Wed | Apr 8, 2020

Percy Junor Hospital gets ER

Published:Thursday | December 14, 2017 | 12:00 AMTamara Bailey
The interim containerised emergency room at the Percy Junor Hospital in Spaldings, Clarendon.
Inside view of the new emergency room.

Imagine having to whisper to your doctor whenever you visit the emergency room, out of fear that those in earshot will hear your business, because the wall between the treatment room and the waiting area is either extremely thin or non-existent.

This was, and to some degree remains, the reality for patients who visit the accident and emergency (A&E) department of the Percy Junor Hospital in Spalding, Clarendon. The hospital, which provides healthcare to more than 3,000 individuals across four parishes in rural Jamaica, had to find a way to accommodate the influx of patients. The solution was to completely retrofit a containerised structure that will now be used as an emergency room (ER) and an extension to the A&E department.

Speaking recently at the official opening of the ER facility, the hospital's chief executive officer, Carlton Nichols, noted that the A&E department had become woefully inadequate, with an increase in the number of patients it receives, particularly as a result of motor vehicle accidents.

"Incidents of mass casualty have been handled in the open corridor, simply because we don't have the space," disclosed Nichols. "It is impossible to have a logical sequence of customer flow. It creates frustration for both patients and staff."

The new structure, made possible through an allowance of $21.3 million from the Southern Regional Health Authority (SRHA), houses two doctors' offices, one treatment room, a staff bathroom, a lunchroom, a nebulisation bay, two emergency resuscitation stretchers, four treatment stretchers, a sluice room, an asthma bay, and a nurses' station. It will operate as an interim emergency room until a sum of approximately $500 million can be sourced to expand the existing A&E department.

A medical officer scheduled to use the facility told Rural Xpress that the alternative to what already exists will make a world of a difference.

"We have much more space, and the patients can be examined in privacy.
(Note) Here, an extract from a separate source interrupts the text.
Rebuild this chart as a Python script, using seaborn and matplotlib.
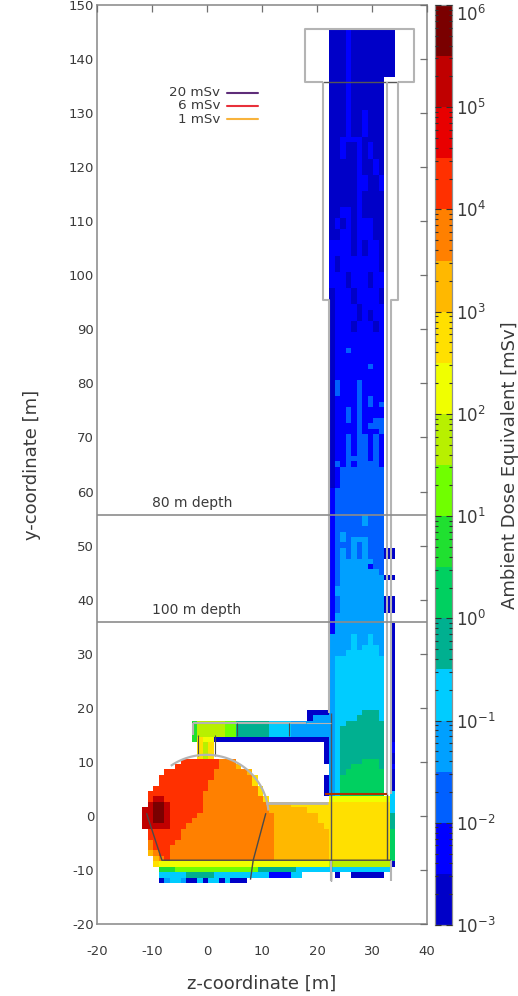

Because of how this new structure is retrofitted, a constant will have to be maintained where it concerns air conditioning; thus we expect that microbial conditions will be contained," said Dr. Tamara Mckenzie. "This is more comfortable for patients and it allows for better flow. When patients come in, they really can't manage the effects of an unpleasant area along with their illnesses."




Meanwhile, regional director at the SRHA, Michael Bent, made a plea for those with health insurance cards to use them at the facility, as additional money collected will go a far way in offsetting expenses.

In his address, Audley Shaw, member of parliament for North East Manchester, called for consideration to be given to the upgrading of the hospital and the provision of modern technology.

"It is really a hospital that over time will have to be looked at for a Type B status, or even type A. We have plans for the improvement of healthcare in Jamaica. Far too many of our citizens have to be catching a flight out of Jamaica because they are critically ill," stated Shaw. "Our doctors are well-trained, but a part of the problem is that they don't have the state-of-the-art equipment that will help them get the job done here. So, we have to get the technology here for a healthier and better Jamaica."